Em contrapartida, os Estados Unidos estão ao lado de Argentina, Uruguai, Costa Rica, Equador e Panamá, afirmando que a oposição venceu as eleições.
Embora considerem o Hemisfério Ocidental - abrangendo as Américas e os oceanos circundantes - como uma área vital para sua segurança, os EUA têm relegado a região a um segundo plano. Após os atentados de 11 de setembro de 2001, o foco geopolítico do país se voltou para o Oriente Médio, e, posteriormente, com o "pivô para a Ásia" durante o governo Obama, houve uma tentativa de conter a crescente influência chinesa na Ásia.
Nos últimos tempos, vendo crescer a presença da China e da Rússia na América Latina, os norte-americanos passaram a demonstrar com mais clareza seu desassossego.
A Venezuela, em especial, reúne quatro tipos diferentes de inquietações para os norte- americanos: de natureza geopolítica, securitária, econômica e ideológica.
No aspecto geopolítico, a Venezuela é o país sul–americano que mais permite a entrada da Rússia, da China, e até mesmo do Irã, no subcontinente. Nesse sentido, chama especial atenção a recente presença em um porto da Venezuela de uma flotilha russa, que incluía uma moderna fragata e um submarino de propulsão nuclear. A Venezuela é o maior importador de materiais e sistemas de emprego militar russos na região, além de receber, com frequência, militares e mercenários daquele país em seu território.

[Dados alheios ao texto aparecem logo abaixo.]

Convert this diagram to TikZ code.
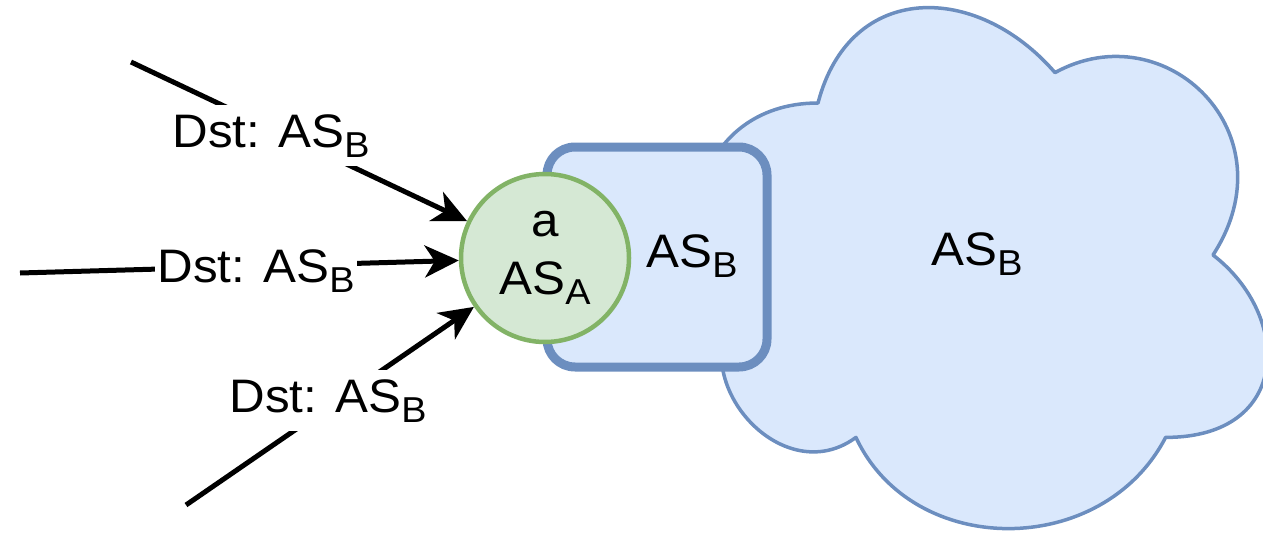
\documentclass[tikz,border=0pt]{standalone}
\usepackage{fontspec}
\setmainfont{Liberation Sans}[FakeStretch=1.05]
\usetikzlibrary{arrows.meta}
\definecolor{asfill}{HTML}{DAE8FC}
\definecolor{asline}{HTML}{6C8EBF}
\definecolor{srcfill}{HTML}{D5E8D4}
\definecolor{srcline}{HTML}{82B366}
\newcommand\asidx[1]{\raisebox{-10pt}{\fontsize{36}{36}\selectfont #1}}

\begin{document}
\begin{tikzpicture}[x=1pt,y=-1pt,>={Stealth[length=34pt,width=32pt,inset=10pt]},
                    line width=5pt,font=\fontsize{47}{58}\selectfont]
  \tikzstyle{as}=[fill=asfill,draw=asline]
  \tikzstyle{router}=[circle,fill=srcfill,draw=srcline,line width=4.5pt,minimum size=168pt,inner sep=0pt,align=center]
  \tikzstyle{dst}=[fill=white,inner xsep=2pt,inner ysep=9pt,anchor=base]

  \useasboundingbox (0,0) rectangle (1263,533);

  % the big AS_B cloud
  \begin{scope}[shift={(660,-49)},x=6.32pt,y=-6.08pt]
    \draw[as,line width=3.5pt,line join=round]
      (25,25) .. controls (5,25) and (0,50) .. (16,55)
      .. controls (0,66) and (18,90) .. (31,80)
      .. controls (40,100) and (70,100) .. (80,80)
      .. controls (100,80) and (100,60) .. (87.5,50)
      .. controls (100,30) and (80,10) .. (62.5,20)
      .. controls (50,5) and (30,5) .. (25,25) -- cycle;
  \end{scope}
  \node[anchor=base] (asbcloud) at (977,265) {AS\asidx{B}};

  % border router of AS_B, with a sitting on it
  \node[as,line width=9pt,minimum size=220pt,rounded corners=28pt] (border) at (657,257) {};
  \node[anchor=base] (asbtxt) at (692,267) {AS\asidx{B}};
  \node[router] (asa) at (545,258) {a\\AS\asidx{A}};

  \coordinate (in1) at (131,62);
  \coordinate (in2) at (20,273);
  \coordinate (in3) at (186,505);

  \path[->]
(in1) edge (asa)
(in2) edge (asa)
(in3) edge (asa);

  \node[dst] (dst1) at (271,147) {Dst: AS\asidx{B}};
  \node[dst] (dst2) at (256,282) {Dst: AS\asidx{B}};
  \node[dst] (dst3) at (328,412) {Dst: AS\asidx{B}};
\end{tikzpicture}
\end{document}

Essa presença e integração causa enorme desconforto aos norte-americanos.
Os EUA deixam claro que suas principais preocupações de segurança em relação à América Latina são o narcotráfico e a imigração ilegal
Em relação à primeira questão, eles acusam membros do regime venezuelano de lucrarem com o narcotráfico, lembrando que parte da cocaína colombiana que chega aos EUA utiliza uma rota que passa pela Venezuela.
No que diz respeito à imigração ilegal, a massiva migração de venezuelanos, principalmente para a Colômbia, mas também para outros países, inclusive o Brasil, é vista como um problema sério, pois muitos desses migrantes têm como objetivo final chegar aos EUA.

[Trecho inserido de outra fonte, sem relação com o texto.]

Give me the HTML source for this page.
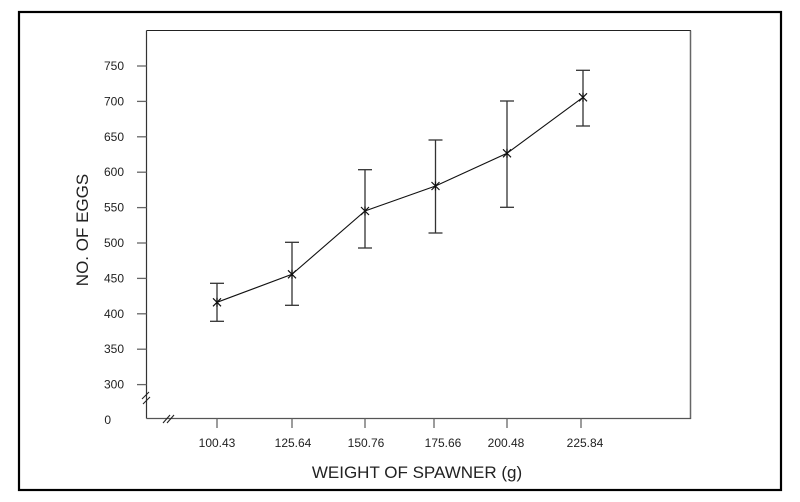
<!DOCTYPE html>
<html><head><meta charset="utf-8"><style>
html,body{margin:0;padding:0;background:#fff;}
svg{display:block;}
text{font-family:"Liberation Sans",Arial,sans-serif;fill:#222;}
</style></head><body>
<svg width="800" height="502" viewBox="0 0 800 502" xmlns="http://www.w3.org/2000/svg">
<rect x="0" y="0" width="800" height="502" fill="#fff"/>
<!-- outer frame -->
<rect x="19" y="12" width="762" height="478" fill="none" stroke="#000" stroke-width="2.2"/>
<!-- plot frame -->
<line x1="146.5" y1="30.5" x2="691" y2="30.5" stroke="#222" stroke-width="1"/>
<line x1="690.5" y1="30.5" x2="690.5" y2="419" stroke="#666" stroke-width="1.5"/>
<line x1="146.5" y1="30.5" x2="146.5" y2="418.5" stroke="#333" stroke-width="1.2"/>
<line x1="146.5" y1="418.5" x2="691" y2="418.5" stroke="#555" stroke-width="1.3"/>
<!-- y ticks -->
<g stroke="#666" stroke-width="1.3">
<line x1="137" y1="66" x2="146.5" y2="66"/>
<line x1="137" y1="101.4" x2="146.5" y2="101.4"/>
<line x1="137" y1="136.8" x2="146.5" y2="136.8"/>
<line x1="137" y1="172.2" x2="146.5" y2="172.2"/>
<line x1="137" y1="207.6" x2="146.5" y2="207.6"/>
<line x1="137" y1="243" x2="146.5" y2="243"/>
<line x1="137" y1="278.4" x2="146.5" y2="278.4"/>
<line x1="137" y1="313.8" x2="146.5" y2="313.8"/>
<line x1="137" y1="349.2" x2="146.5" y2="349.2"/>
<line x1="137" y1="384.6" x2="146.5" y2="384.6"/>
</g>
<g font-size="12" text-anchor="end">
<text x="124" y="70">750</text>
<text x="124" y="105.4">700</text>
<text x="124" y="140.8">650</text>
<text x="124" y="176.2">600</text>
<text x="124" y="211.6">550</text>
<text x="124" y="247">500</text>
<text x="124" y="282.4">450</text>
<text x="124" y="317.8">400</text>
<text x="124" y="353.2">350</text>
<text x="124" y="388.6">300</text>
<text x="111" y="424">0</text>
</g>
<!-- break marks -->
<g stroke="#222" stroke-width="1.1">
<line x1="142" y1="399" x2="149" y2="392"/>
<line x1="143" y1="404" x2="150" y2="397"/>
<line x1="163" y1="423" x2="170" y2="415"/>
<line x1="167" y1="423" x2="174" y2="415"/>
</g>
<!-- x ticks -->
<g stroke="#666" stroke-width="1.3">
<line x1="217" y1="418.5" x2="217" y2="428"/>
<line x1="292" y1="418.5" x2="292" y2="428"/>
<line x1="365" y1="418.5" x2="365" y2="428"/>
<line x1="434" y1="418.5" x2="434" y2="428"/>
<line x1="507" y1="418.5" x2="507" y2="428"/>
<line x1="581" y1="418.5" x2="581" y2="428"/>
</g>
<g font-size="12" text-anchor="middle">
<text x="217" y="447">100.43</text>
<text x="293" y="447">125.64</text>
<text x="366" y="447">150.76</text>
<text x="443" y="447">175.66</text>
<text x="506" y="447">200.48</text>
<text x="585" y="447">225.84</text>
</g>
<!-- axis titles -->
<text x="417" y="478" font-size="17" text-anchor="middle">WEIGHT OF SPAWNER (g)</text>
<text transform="translate(88,230) rotate(-90)" font-size="17" text-anchor="middle">NO. OF EGGS</text>
<!-- error bars -->
<g stroke="#333" stroke-width="1.3">
<line x1="217" y1="283.3" x2="217" y2="321.3"/><line x1="210" y1="283.3" x2="224" y2="283.3"/><line x1="210" y1="321.3" x2="224" y2="321.3"/>
<line x1="292" y1="242.3" x2="292" y2="305.3"/><line x1="285" y1="242.3" x2="299" y2="242.3"/><line x1="285" y1="305.3" x2="299" y2="305.3"/>
<line x1="365" y1="169.7" x2="365" y2="248"/><line x1="358" y1="169.7" x2="372" y2="169.7"/><line x1="358" y1="248" x2="372" y2="248"/>
<line x1="435.5" y1="140" x2="435.5" y2="233"/><line x1="428.5" y1="140" x2="442.5" y2="140"/><line x1="428.5" y1="233" x2="442.5" y2="233"/>
<line x1="507" y1="101" x2="507" y2="207.3"/><line x1="500" y1="101" x2="514" y2="101"/><line x1="500" y1="207.3" x2="514" y2="207.3"/>
<line x1="583" y1="70.3" x2="583" y2="126"/><line x1="576" y1="70.3" x2="590" y2="70.3"/><line x1="576" y1="126" x2="590" y2="126"/>
</g>
<!-- line -->
<polyline points="217,302.3 292,274.3 365,211 435.5,186 507,153.3 583,97.3" fill="none" stroke="#111" stroke-width="1.1"/>
<!-- markers -->
<g stroke="#111" stroke-width="1.2">
<path d="M213,298.3 L221,306.3 M221,298.3 L213,306.3 M217,297.8 L217,306.8"/>
<path d="M288,270.3 L296,278.3 M296,270.3 L288,278.3 M292,269.8 L292,278.8"/>
<path d="M361,207 L369,215 M369,207 L361,215 M365,206.5 L365,215.5"/>
<path d="M431.5,182 L439.5,190 M439.5,182 L431.5,190 M435.5,181.5 L435.5,190.5"/>
<path d="M503,149.3 L511,157.3 M511,149.3 L503,157.3 M507,148.8 L507,157.8"/>
<path d="M579,93.3 L587,101.3 M587,93.3 L579,101.3 M583,92.8 L583,101.8"/>
</g>
</svg>
</body></html>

Do ponto de vista econômico, a Venezuela trocou os EUA, que era o seu principal parceiro econômico, pela China, em um movimento que replica a tendência observada na maior parte dos países latino-americanos. Os chineses importam petróleo, minerais e produtos agrícolas da Venezuela, em troca de facilidades em empréstimos, investimentos e sistemas de armas.
Para além da questão econômica, entretanto, as transações entre os dois países atendem ao interesse geopolítico chinês de se fazer presente no interior de uma área de grande sensibilidade para os Estados Unidos.
Finalmente, há a questão ideológica. A China vem se apresentando ao mundo como uma alternativa para a conformação de uma nova ordem internacional, consubstanciada no que ela denomina ser uma “comunidade global de futuro compartilhado”, para substituir a ordem liberal-democrática vigente, liderada e conformada pelos EUA. Nesse sentido, a aproximação com a Venezuela pode servir como uma espécie de trampolim para o aumento da influência da China na América Latina, e de forma especialmente preocupante para os EUA, no Caribe.
A crise na Venezuela, portanto, é um reflexo das complexas dinâmicas internas, com reverberações para a competição em curso no Sistema Internacional. A incapacidade do governo de conduzir eleições justas e a consequente repressão violenta aos protestos internos evidenciam um regime em crise de legitimidade. Ao mesmo tempo, a reação internacional, dividida entre uma minoria que a apoia ideologicamente e uma maioria que tece críticas veementes, mostra como a Venezuela se tornou um campo de batalha simbólico na disputa geopolítica entre grandes potências globais.
Para os países latino-americanos, a situação na Venezuela é um lembrete da necessidade de fortalecer suas instituições democráticas, econômicas e militares, a fim de evitar se tornarem peões em uma disputa de poder global.